CRANE - New Study: Repealing Accelerated Depreciation Would Cause Massive Increases in Cost of Capital for Investment
Chad Kolton

October 7, 2015

WASHINGTON, DC – Repealing accelerated depreciation would significantly increase the cost of capital U.S. businesses use to invest domestically in new equipment, thereby slowing economic growth according to a new study by former economists from the Joint Committee on Taxation (JCT). The authors, partners at Quantria Strategies, reported that even if repealing accelerated depreciation was paired with a reduced corporate tax rate, the long-term result would still be slower economic growth.

“Repealing accelerated depreciation would essentially be a tax hike on capital used for domestic investment. The predictable result would be reduced investment, fewer jobs and less economic growth,” said Kevin M. Dempsey, Senior Vice President for Public Policy at the American Iron and Steel Institute. “The increase in the cost of capital would be even more harmful to capital investment if the expiration of bonus depreciation were part of the bill."

The Quantria study found that repealing accelerated depreciation would increase the average cost of capital for investment in equipment across all industries by an estimated 8.1%. In certain sectors such as manufacturing, transportation, mining and utilities the cost of capital for investment would increase more severely over present rates if accelerated depreciation were repealed.
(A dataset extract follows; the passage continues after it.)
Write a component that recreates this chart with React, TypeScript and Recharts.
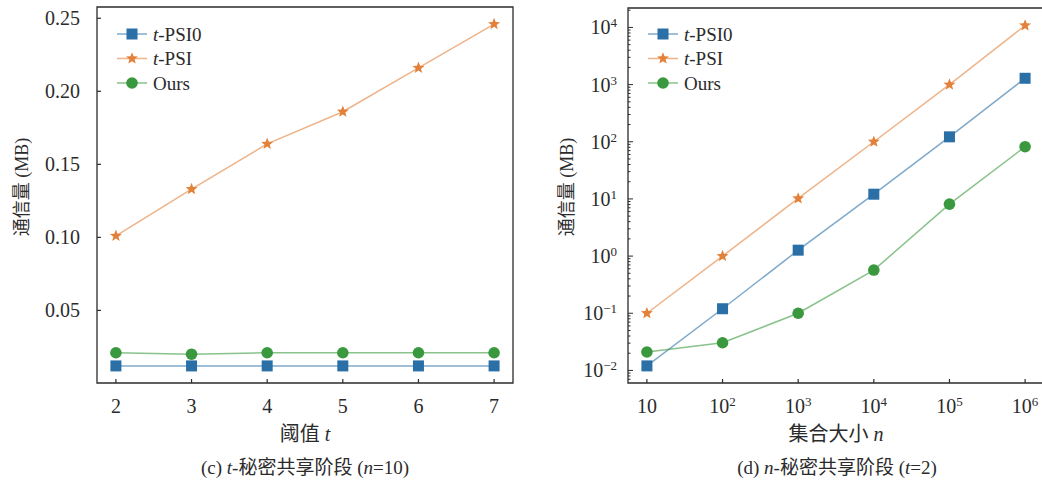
import React from 'react';
import { LineChart, Line, XAxis, YAxis, ReferenceArea, Legend } from 'recharts';

const SERIF = '"Liberation Serif", "Times New Roman", "Noto Sans CJK SC", serif';
const INK = '#2b2b2b';

// (c) t-secret sharing stage, n = 10
const thresholds = [2, 3, 4, 5, 6, 7];
const tPsi0ByT = [0.012, 0.012, 0.012, 0.012, 0.012, 0.012];
const tPsiByT = [0.101, 0.133, 0.164, 0.186, 0.216, 0.246];
const oursByT = [0.021, 0.02, 0.021, 0.021, 0.021, 0.021];
const linearTicks = [0.05, 0.1, 0.15, 0.2, 0.25];

// (d) n-secret sharing stage, t = 2
const setSizes = [10, 100, 1000, 10000, 100000, 1000000];
const tPsi0ByN = [0.012, 0.12, 1.27, 12.1, 122, 1290];
const tPsiByN = [0.1, 1.0, 10.2, 100, 1000, 10800];
const oursByN = [0.021, 0.0305, 0.1, 0.57, 8.1, 82];

const seriesKeys = ['tPsi0', 'tPsi', 'ours'];
const seriesNames = ['t-PSI0', 't-PSI', 'Ours'];
const seriesColors = ['#2a6fa6', '#e3813a', '#3a993e'];
const seriesMarkers = ['square', 'star', 'circle'];

const leftData = thresholds.map((t, i) => ({ x: t, tPsi0: tPsi0ByT[i], tPsi: tPsiByT[i], ours: oursByT[i] }));
const rightData = setSizes.map((n, i) => ({ x: n, tPsi0: tPsi0ByN[i], tPsi: tPsiByN[i], ours: oursByN[i] }));

const leftXDomain = [1.75, 7.25];
const leftYDomain = [0.0003, 0.2577];
const rightXDomain = [Math.pow(10, 0.75), Math.pow(10, 6.25)];
const rightYDomain = [Math.pow(10, -2.22), Math.pow(10, 4.34)];

// major + minor ticks for the log axis
const logTicks: number[] = [];
for (let d = -3; d <= 4; d++) {
  for (let m = 1; m <= 9; m++) {
    const v = m * Math.pow(10, d);
    if (v >= rightYDomain[0] && v <= rightYDomain[1]) logTicks.push(v);
  }
}

const Marker = ({ cx, cy, kind, color }: any) => {
  if (cx == null || cy == null) return null;
  if (kind === 'square') return <rect x={cx - 5.5} y={cy - 5.5} width={11} height={11} fill={color} />;
  if (kind === 'circle') return <circle cx={cx} cy={cy} r={5.8} fill={color} />;
  const pts = [];
  for (let i = 0; i < 10; i++) {
    const r = i % 2 ? 2.7 : 6.3;
    const a = -Math.PI / 2 + (i * Math.PI) / 5;
    pts.push(`${cx + r * Math.cos(a)},${cy + r * Math.sin(a)}`);
  }
  return <polygon points={pts.join(' ')} fill={color} />;
};

const SeriesName = ({ name }: { name: string }) =>
  name.startsWith('t-') ? (
    <>
      <tspan fontStyle="italic">t</tspan>
      {name.slice(1)}
    </>
  ) : (
    <>{name}</>
  );

const LegendBox = () => (
  <svg width={130} height={80} style={{ display: 'block', overflow: 'visible' }}>
    {seriesKeys.map((k, i) => {
      const cy = 14 + i * 24.5;
      return (
        <g key={k}>
          <line x1={7} x2={37} y1={cy} y2={cy} stroke={seriesColors[i]} strokeOpacity={0.6} strokeWidth={1.5} />
          <Marker cx={22} cy={cy} kind={seriesMarkers[i]} color={seriesColors[i]} />
          <text x={43} y={cy + 6.5} fontSize={19} fontFamily={SERIF} fill={INK}>
            <SeriesName name={seriesNames[i]} />
          </text>
        </g>
      );
    })}
  </svg>
);

const Pow10 = ({ x, y, exp, anchor, plainTen }: any) => (
  <text x={x} y={y} textAnchor={anchor} fontSize={20} fontFamily={SERIF} fill={INK}>
    10
    {plainTen && exp === 1 ? null : (
      <tspan fontSize={13} dy={-7}>
        {exp < 0 ? `\u2212${-exp}` : exp}
      </tspan>
    )}
  </text>
);

const LinearXTick = ({ x, y, payload }: any) => (
  <g>
    <line x1={x} x2={x} y1={y} y2={y - 4} stroke={INK} strokeWidth={1.2} />
    <text x={x} y={y + 30} textAnchor="middle" fontSize={20} fontFamily={SERIF} fill={INK}>
      {payload.value}
    </text>
  </g>
);

const LinearYTick = ({ x, y, payload }: any) => (
  <g>
    <line x1={x} x2={x + 4} y1={y} y2={y} stroke={INK} strokeWidth={1.2} />
    <text x={x - 17} y={y + 7} textAnchor="end" fontSize={20} fontFamily={SERIF} fill={INK}>
      {payload.value.toFixed(2)}
    </text>
  </g>
);

const LogXTick = ({ x, y, payload }: any) => {
  const exp = Math.round(Math.log10(payload.value));
  return (
    <g>
      <line x1={x} x2={x} y1={y} y2={y - 4} stroke={INK} strokeWidth={1.2} />
      <Pow10 x={x} y={y + 30} exp={exp} anchor="middle" plainTen />
    </g>
  );
};

const LogYTick = ({ x, y, payload }: any) => {
  const lg = Math.log10(payload.value);
  const exp = Math.round(lg);
  const major = Math.abs(lg - exp) < 1e-6;
  return (
    <g>
      <line x1={x} x2={x + (major ? 5 : 2.5)} y1={y} y2={y} stroke={INK} strokeWidth={1} />
      {major ? <Pow10 x={x - 11} y={y + 7} exp={exp} anchor="end" /> : null}
    </g>
  );
};

const YTitle = ({ cx }: { cx: number }) => (
  <text
    x={cx}
    y={187}
    transform={`rotate(-90, ${cx}, 187)`}
    textAnchor="middle"
    dominantBaseline="central"
    fontSize={18}
    fontFamily={SERIF}
    fill={INK}
  >
    通信量 (MB)
  </text>
);

const seriesLines = () =>
  seriesKeys.map((k, i) => (
    <Line
      key={k}
      dataKey={k}
      stroke={seriesColors[i]}
      strokeOpacity={0.6}
      strokeWidth={1.5}
      isAnimationActive={false}
      activeDot={false}
      dot={(p: any) => <Marker key={`${k}-${p.index}`} cx={p.cx} cy={p.cy} kind={seriesMarkers[i]} color={seriesColors[i]} />}
    />
  ));

export default function App() {
  return (
    <div style={{ position: 'absolute', left: 0, top: 0, width: 1042, height: 484, overflow: 'hidden', background: '#fff' }}>
      <div style={{ position: 'absolute', left: 0, top: 0 }}>
        <LineChart width={520} height={484} data={leftData} margin={{ top: 7, right: 7, left: 0, bottom: 0 }}>
          <XAxis
            dataKey="x"
            type="number"
            domain={leftXDomain}
            ticks={thresholds}
            interval={0}
            allowDataOverflow
            axisLine={false}
            tickLine={false}
            tickSize={0}
            tickMargin={0}
            height={101}
            tick={<LinearXTick />}
            label={() => (
              <g>
                <text x={305} y={441} textAnchor="middle" fontSize={20} fontFamily={SERIF} fill={INK}>
                  阈值 <tspan fontStyle="italic">t</tspan>
                </text>
                <text x={305} y={474} textAnchor="middle" fontSize={19} fontFamily={SERIF} fill={INK}>
                  (c) <tspan fontStyle="italic">t</tspan>-秘密共享阶段 (<tspan fontStyle="italic">n</tspan>=10)
                </text>
              </g>
            )}
          />
          <YAxis
            type="number"
            domain={leftYDomain}
            ticks={linearTicks}
            interval={0}
            allowDataOverflow
            axisLine={false}
            tickLine={false}
            tickSize={0}
            tickMargin={0}
            width={97}
            tick={<LinearYTick />}
            label={() => <YTitle cx={22} />}
          />
          <ReferenceArea
            x1={leftXDomain[0]}
            x2={leftXDomain[1]}
            y1={leftYDomain[0]}
            y2={leftYDomain[1]}
            fill="none"
            stroke={INK}
            strokeWidth={1.3}
            ifOverflow="visible"
          />
          <Legend
            layout="vertical"
            align="center"
            verticalAlign="middle"
            wrapperStyle={{ left: 110, top: 20, width: 130, height: 80 }}
            content={() => <LegendBox />}
          />
          {seriesLines()}
        </LineChart>
      </div>
      <div style={{ position: 'absolute', left: 520, top: 0 }}>
        <LineChart width={526} height={484} data={rightData} margin={{ top: 8, right: 2, left: 0, bottom: 0 }}>
          <XAxis
            dataKey="x"
            type="number"
            scale="log"
            domain={rightXDomain}
            ticks={setSizes}
            interval={0}
            allowDataOverflow
            axisLine={false}
            tickLine={false}
            tickSize={0}
            tickMargin={0}
            height={101}
            tick={<LogXTick />}
            label={() => (
              <g>
                <text x={316} y={441} textAnchor="middle" fontSize={20} fontFamily={SERIF} fill={INK}>
                  集合大小 <tspan fontStyle="italic">n</tspan>
                </text>
                <text x={317} y={474} textAnchor="middle" fontSize={19} fontFamily={SERIF} fill={INK}>
                  (d) <tspan fontStyle="italic">n</tspan>-秘密共享阶段 (<tspan fontStyle="italic">t</tspan>=2)
                </text>
              </g>
            )}
          />
          <YAxis
            type="number"
            scale="log"
            domain={rightYDomain}
            ticks={logTicks}
            interval={0}
            allowDataOverflow
            axisLine={false}
            tickLine={false}
            tickSize={0}
            tickMargin={0}
            width={108}
            tick={<LogYTick />}
            label={() => <YTitle cx={47} />}
          />
          <ReferenceArea
            x1={rightXDomain[0]}
            x2={rightXDomain[1]}
            y1={rightYDomain[0]}
            y2={rightYDomain[1]}
            fill="none"
            stroke={INK}
            strokeWidth={1.3}
            ifOverflow="visible"
          />
          <Legend
            layout="vertical"
            align="center"
            verticalAlign="middle"
            wrapperStyle={{ left: 121, top: 20, width: 130, height: 80 }}
            content={() => <LegendBox />}
          />
          {seriesLines()}
        </LineChart>
      </div>
    </div>
  );
}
“Increases in cost of capital resulting from [accelerated depreciation] repeal creates incentives that reduce investment and dampen future economic growth,” the study authors wrote.

A copy of the study can be found here.

Quantria Strategies includes former economists at the JCT with more than 40 years of experience in analyzing policy and legislative proposals.

The CRANE Coalition is made up of American companies and associations focused on preserving accelerated depreciation to provide the capital needed to continue driving America’s economic growth and job creation here at home.